The request: Retype exactly the lines from the first one through the line with "const FONT = 'Liberation", including both ends; skip any pictures.

**** Information supplied

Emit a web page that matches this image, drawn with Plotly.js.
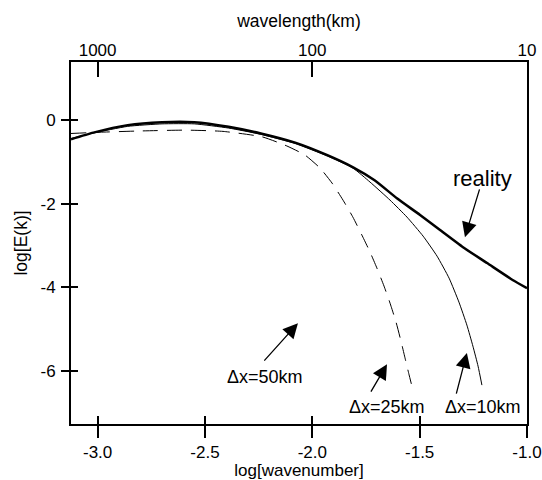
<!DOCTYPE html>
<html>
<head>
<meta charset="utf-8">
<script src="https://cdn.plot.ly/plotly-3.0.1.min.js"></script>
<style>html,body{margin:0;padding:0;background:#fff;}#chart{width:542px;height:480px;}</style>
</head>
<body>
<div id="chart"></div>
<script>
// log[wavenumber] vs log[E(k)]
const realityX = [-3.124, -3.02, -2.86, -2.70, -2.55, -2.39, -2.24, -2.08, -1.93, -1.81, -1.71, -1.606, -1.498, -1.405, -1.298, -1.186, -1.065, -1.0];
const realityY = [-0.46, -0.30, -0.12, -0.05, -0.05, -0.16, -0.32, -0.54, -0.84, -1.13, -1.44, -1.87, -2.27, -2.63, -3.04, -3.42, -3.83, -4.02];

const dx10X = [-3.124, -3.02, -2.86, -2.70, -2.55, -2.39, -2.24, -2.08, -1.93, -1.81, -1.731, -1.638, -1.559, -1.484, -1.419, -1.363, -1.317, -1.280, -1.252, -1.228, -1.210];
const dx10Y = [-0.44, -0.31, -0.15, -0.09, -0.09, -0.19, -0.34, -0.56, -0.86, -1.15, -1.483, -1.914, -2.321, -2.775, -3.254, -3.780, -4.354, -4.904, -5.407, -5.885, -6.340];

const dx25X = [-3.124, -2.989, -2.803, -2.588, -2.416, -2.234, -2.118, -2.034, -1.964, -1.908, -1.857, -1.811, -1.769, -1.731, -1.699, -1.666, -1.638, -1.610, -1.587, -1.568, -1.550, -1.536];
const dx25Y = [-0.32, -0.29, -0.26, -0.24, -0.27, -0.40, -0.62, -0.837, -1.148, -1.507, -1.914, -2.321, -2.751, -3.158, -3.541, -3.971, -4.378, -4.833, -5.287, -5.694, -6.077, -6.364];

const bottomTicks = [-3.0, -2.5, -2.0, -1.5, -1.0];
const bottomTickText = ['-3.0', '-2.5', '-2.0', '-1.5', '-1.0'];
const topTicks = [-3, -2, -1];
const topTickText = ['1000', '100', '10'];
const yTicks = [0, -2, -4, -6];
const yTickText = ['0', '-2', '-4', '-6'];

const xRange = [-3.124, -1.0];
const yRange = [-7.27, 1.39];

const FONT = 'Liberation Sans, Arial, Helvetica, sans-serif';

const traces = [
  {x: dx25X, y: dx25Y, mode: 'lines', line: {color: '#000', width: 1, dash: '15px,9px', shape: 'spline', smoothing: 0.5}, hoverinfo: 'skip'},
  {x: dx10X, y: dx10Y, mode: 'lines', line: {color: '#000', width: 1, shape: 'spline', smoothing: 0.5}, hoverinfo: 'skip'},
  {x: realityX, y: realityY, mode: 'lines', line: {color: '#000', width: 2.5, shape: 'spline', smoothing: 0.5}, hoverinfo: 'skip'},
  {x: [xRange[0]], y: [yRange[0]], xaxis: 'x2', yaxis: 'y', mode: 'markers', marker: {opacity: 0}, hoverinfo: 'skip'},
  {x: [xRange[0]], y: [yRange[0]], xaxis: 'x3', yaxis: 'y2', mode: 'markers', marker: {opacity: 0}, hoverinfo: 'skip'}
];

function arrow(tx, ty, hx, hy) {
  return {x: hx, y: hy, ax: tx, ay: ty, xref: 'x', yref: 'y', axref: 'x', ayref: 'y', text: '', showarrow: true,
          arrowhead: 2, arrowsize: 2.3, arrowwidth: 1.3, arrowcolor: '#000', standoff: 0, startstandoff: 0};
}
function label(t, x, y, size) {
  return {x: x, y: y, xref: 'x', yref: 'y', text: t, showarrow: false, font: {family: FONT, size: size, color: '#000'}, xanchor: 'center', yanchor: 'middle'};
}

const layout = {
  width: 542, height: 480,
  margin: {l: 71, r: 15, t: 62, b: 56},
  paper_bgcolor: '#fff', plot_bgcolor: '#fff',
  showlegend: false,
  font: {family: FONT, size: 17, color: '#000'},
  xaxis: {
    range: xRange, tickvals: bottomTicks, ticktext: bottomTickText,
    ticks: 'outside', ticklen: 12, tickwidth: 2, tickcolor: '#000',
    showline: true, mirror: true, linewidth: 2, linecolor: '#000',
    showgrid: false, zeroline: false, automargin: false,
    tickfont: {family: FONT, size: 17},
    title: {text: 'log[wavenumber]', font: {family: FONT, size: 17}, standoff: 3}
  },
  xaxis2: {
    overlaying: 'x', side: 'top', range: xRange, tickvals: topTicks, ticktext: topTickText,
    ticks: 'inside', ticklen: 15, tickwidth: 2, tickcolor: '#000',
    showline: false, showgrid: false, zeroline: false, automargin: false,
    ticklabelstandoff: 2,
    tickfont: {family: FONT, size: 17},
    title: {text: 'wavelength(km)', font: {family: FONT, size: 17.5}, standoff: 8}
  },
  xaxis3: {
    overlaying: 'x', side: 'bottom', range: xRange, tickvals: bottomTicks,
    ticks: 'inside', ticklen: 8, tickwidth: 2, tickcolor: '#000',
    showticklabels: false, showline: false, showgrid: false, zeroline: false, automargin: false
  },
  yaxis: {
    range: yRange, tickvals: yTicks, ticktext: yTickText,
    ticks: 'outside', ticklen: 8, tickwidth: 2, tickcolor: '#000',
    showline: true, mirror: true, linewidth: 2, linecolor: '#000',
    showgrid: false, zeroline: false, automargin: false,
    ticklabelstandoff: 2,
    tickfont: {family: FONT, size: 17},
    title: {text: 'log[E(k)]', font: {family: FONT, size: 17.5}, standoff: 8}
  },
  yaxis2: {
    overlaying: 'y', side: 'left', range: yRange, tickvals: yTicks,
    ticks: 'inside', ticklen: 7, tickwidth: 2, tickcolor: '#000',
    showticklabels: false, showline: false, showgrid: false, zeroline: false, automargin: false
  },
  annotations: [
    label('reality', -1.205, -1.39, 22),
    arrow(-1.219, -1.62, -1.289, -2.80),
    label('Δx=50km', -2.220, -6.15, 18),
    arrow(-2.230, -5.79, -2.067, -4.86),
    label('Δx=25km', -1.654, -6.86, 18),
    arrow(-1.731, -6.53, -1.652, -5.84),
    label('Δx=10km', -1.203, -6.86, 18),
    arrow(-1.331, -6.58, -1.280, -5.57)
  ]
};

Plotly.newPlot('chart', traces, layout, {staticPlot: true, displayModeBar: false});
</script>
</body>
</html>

********

Full answer:
Emit a web page that matches this image, drawn with Plotly.js.
<!DOCTYPE html>
<html>
<head>
<meta charset="utf-8">
<script src="https://cdn.plot.ly/plotly-3.0.1.min.js"></script>
<style>html,body{margin:0;padding:0;background:#fff;}#chart{width:542px;height:480px;}</style>
</head>
<body>
<div id="chart"></div>
<script>
// log[wavenumber] vs log[E(k)]
const realityX = [-3.124, -3.02, -2.86, -2.70, -2.55, -2.39, -2.24, -2.08, -1.93, -1.81, -1.71, -1.606, -1.498, -1.405, -1.298, -1.186, -1.065, -1.0];
const realityY = [-0.46, -0.30, -0.12, -0.05, -0.05, -0.16, -0.32, -0.54, -0.84, -1.13, -1.44, -1.87, -2.27, -2.63, -3.04, -3.42, -3.83, -4.02];

const dx10X = [-3.124, -3.02, -2.86, -2.70, -2.55, -2.39, -2.24, -2.08, -1.93, -1.81, -1.731, -1.638, -1.559, -1.484, -1.419, -1.363, -1.317, -1.280, -1.252, -1.228, -1.210];
const dx10Y = [-0.44, -0.31, -0.15, -0.09, -0.09, -0.19, -0.34, -0.56, -0.86, -1.15, -1.483, -1.914, -2.321, -2.775, -3.254, -3.780, -4.354, -4.904, -5.407, -5.885, -6.340];

const dx25X = [-3.124, -2.989, -2.803, -2.588, -2.416, -2.234, -2.118, -2.034, -1.964, -1.908, -1.857, -1.811, -1.769, -1.731, -1.699, -1.666, -1.638, -1.610, -1.587, -1.568, -1.550, -1.536];
const dx25Y = [-0.32, -0.29, -0.26, -0.24, -0.27, -0.40, -0.62, -0.837, -1.148, -1.507, -1.914, -2.321, -2.751, -3.158, -3.541, -3.971, -4.378, -4.833, -5.287, -5.694, -6.077, -6.364];

const bottomTicks = [-3.0, -2.5, -2.0, -1.5, -1.0];
const bottomTickText = ['-3.0', '-2.5', '-2.0', '-1.5', '-1.0'];
const topTicks = [-3, -2, -1];
const topTickText = ['1000', '100', '10'];
const yTicks = [0, -2, -4, -6];
const yTickText = ['0', '-2', '-4', '-6'];

const xRange = [-3.124, -1.0];
const yRange = [-7.27, 1.39];

const FONT = 'Liberation Sans, Arial, Helvetica, sans-serif';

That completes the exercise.